EXERCISE INSTRUCTIONS | Reproduce every line of the material below, but drop the pictures.

DATA SECTION |
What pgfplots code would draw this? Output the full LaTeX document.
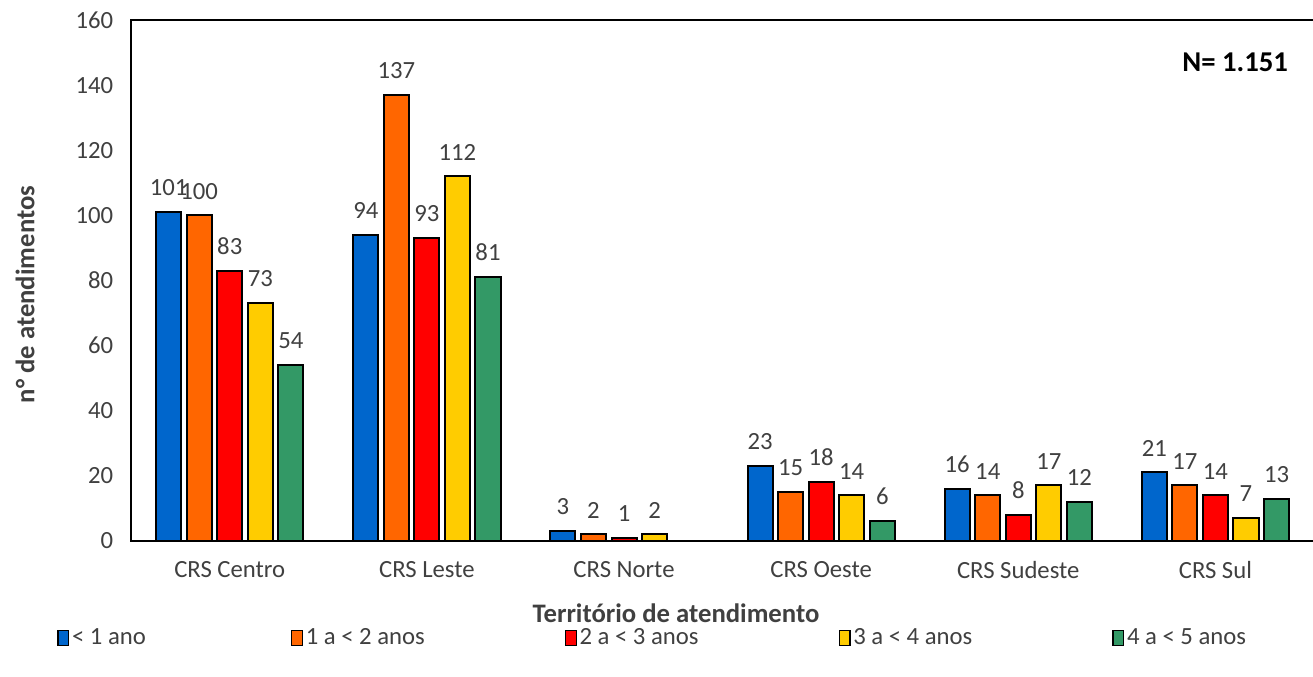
\documentclass[border=0pt]{standalone}
\usepackage{pgfplots}
\pgfplotsset{compat=1.18}
\usepackage{fontspec}
\setmainfont{Carlito}
\definecolor{cBlue}{HTML}{0066CC}
\definecolor{cOrange}{HTML}{FF6600}
\definecolor{cRed}{HTML}{FF0000}
\definecolor{cYellow}{HTML}{FFCC00}
\definecolor{cGreen}{HTML}{339966}
\definecolor{txt}{HTML}{404040}
\newcommand{\lbl}{\fontsize{18.5}{22}\selectfont}
\newcommand{\ttl}{\fontsize{20}{24}\selectfont\bfseries}
\begin{document}
\begin{tikzpicture}
\begin{axis}[
  at={(0,0)}, anchor=south west,
  scale only axis, width=885.75pt, height=390pt,
  xmin=-0.5, xmax=5.5, ymin=0, ymax=160,
  ytick={0,20,...,160},
  xtick={0,...,5},
  xticklabels={CRS Centro,CRS Leste,CRS Norte,CRS Oeste,CRS Sudeste,CRS Sul},
  major tick length=0pt,
  axis line style={line width=1.5pt},
  tick label style={font=\lbl, text=txt},
  /pgf/number format/assume math mode=true,
  xticklabel style={yshift=-12pt},
  yticklabel style={xshift=-10pt},
  ylabel={n° de atendimentos},
  xlabel={Território de atendimento},
  label style={font=\ttl, text=txt},
  ylabel style={at={(axis description cs:-0.0898,0.473)}, anchor=center},
  xlabel style={at={(axis description cs:0.4606,-0.1385)}, anchor=center},
  ybar, bar width=0.127,
  every axis plot/.append style={draw=black, line width=1.5pt},
  nodes near coords,
  every node near coord/.append style={font=\lbl, text=txt, yshift=8pt},
  legend image code/.code={\draw[#1, line width=1pt] (0pt,-5.5pt) rectangle (8pt,5.5pt);},
  legend columns=5,
  legend style={at={(axis description cs:-0.066,-0.1865)}, anchor=west,
    draw=none, font=\lbl, text=txt, column sep=0pt},
  legend cell align=left,
]
\addplot[fill=cBlue, bar shift=-0.31] coordinates {(0,101) (1,94) (2,3) (3,23) (4,16) (5,21)};
\addlegendentry{\makebox[162pt][l]{< 1 ano}}
\addplot[fill=cOrange, bar shift=-0.155] coordinates {(0,100) (1,137) (2,2) (3,15) (4,14) (5,17)};
\addlegendentry{\makebox[192pt][l]{1 a < 2 anos}}
\addplot[fill=cRed, bar shift=0] coordinates {(0,83) (1,93) (2,1) (3,18) (4,8) (5,14)};
\addlegendentry{\makebox[192pt][l]{2 a < 3 anos}}
\addplot[fill=cYellow, bar shift=0.155] coordinates {(0,73) (1,112) (2,2) (3,14) (4,17) (5,7)};
\addlegendentry{\makebox[192pt][l]{3 a < 4 anos}}
\addplot[fill=cGreen, bar shift=0.31] coordinates {(0,54) (1,81) (3,6) (4,12) (5,13)};
\addlegendentry{4 a < 5 anos}
\node[anchor=east, font=\fontsize{21.5}{25}\selectfont\bfseries, text=black] at (axis description cs:0.982,0.919) {N= 1.151};
\end{axis}
\pgfresetboundingbox
\useasboundingbox (-98.25pt,-101.25pt) rectangle (885pt,405pt);
\end{tikzpicture}
\end{document}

PROBLEM SOLUTION |
What pgfplots code would draw this? Output the full LaTeX document.
\documentclass[border=0pt]{standalone}
\usepackage{pgfplots}
\pgfplotsset{compat=1.18}
\usepackage{fontspec}
\setmainfont{Carlito}
\definecolor{cBlue}{HTML}{0066CC}
\definecolor{cOrange}{HTML}{FF6600}
\definecolor{cRed}{HTML}{FF0000}
\definecolor{cYellow}{HTML}{FFCC00}
\definecolor{cGreen}{HTML}{339966}
\definecolor{txt}{HTML}{404040}
\newcommand{\lbl}{\fontsize{18.5}{22}\selectfont}
\newcommand{\ttl}{\fontsize{20}{24}\selectfont\bfseries}
\begin{document}
\begin{tikzpicture}
\begin{axis}[
  at={(0,0)}, anchor=south west,
  scale only axis, width=885.75pt, height=390pt,
  xmin=-0.5, xmax=5.5, ymin=0, ymax=160,
  ytick={0,20,...,160},
  xtick={0,...,5},
  xticklabels={CRS Centro,CRS Leste,CRS Norte,CRS Oeste,CRS Sudeste,CRS Sul},
  major tick length=0pt,
  axis line style={line width=1.5pt},
  tick label style={font=\lbl, text=txt},
  /pgf/number format/assume math mode=true,
  xticklabel style={yshift=-12pt},
  yticklabel style={xshift=-10pt},
  ylabel={n° de atendimentos},
  xlabel={Território de atendimento},
  label style={font=\ttl, text=txt},
  ylabel style={at={(axis description cs:-0.0898,0.473)}, anchor=center},
  xlabel style={at={(axis description cs:0.4606,-0.1385)}, anchor=center},
  ybar, bar width=0.127,
  every axis plot/.append style={draw=black, line width=1.5pt},
  nodes near coords,
  every node near coord/.append style={font=\lbl, text=txt, yshift=8pt},
  legend image code/.code={\draw[#1, line width=1pt] (0pt,-5.5pt) rectangle (8pt,5.5pt);},
  legend columns=5,
  legend style={at={(axis description cs:-0.066,-0.1865)}, anchor=west,
    draw=none, font=\lbl, text=txt, column sep=0pt},
  legend cell align=left,
]
\addplot[fill=cBlue, bar shift=-0.31] coordinates {(0,101) (1,94) (2,3) (3,23) (4,16) (5,21)};
\addlegendentry{\makebox[162pt][l]{< 1 ano}}
\addplot[fill=cOrange, bar shift=-0.155] coordinates {(0,100) (1,137) (2,2) (3,15) (4,14) (5,17)};
\addlegendentry{\makebox[192pt][l]{1 a < 2 anos}}
\addplot[fill=cRed, bar shift=0] coordinates {(0,83) (1,93) (2,1) (3,18) (4,8) (5,14)};
\addlegendentry{\makebox[192pt][l]{2 a < 3 anos}}
\addplot[fill=cYellow, bar shift=0.155] coordinates {(0,73) (1,112) (2,2) (3,14) (4,17) (5,7)};
\addlegendentry{\makebox[192pt][l]{3 a < 4 anos}}
\addplot[fill=cGreen, bar shift=0.31] coordinates {(0,54) (1,81) (3,6) (4,12) (5,13)};
\addlegendentry{4 a < 5 anos}
\node[anchor=east, font=\fontsize{21.5}{25}\selectfont\bfseries, text=black] at (axis description cs:0.982,0.919) {N= 1.151};
\end{axis}
\pgfresetboundingbox
\useasboundingbox (-98.25pt,-101.25pt) rectangle (885pt,405pt);
\end{tikzpicture}
\end{document}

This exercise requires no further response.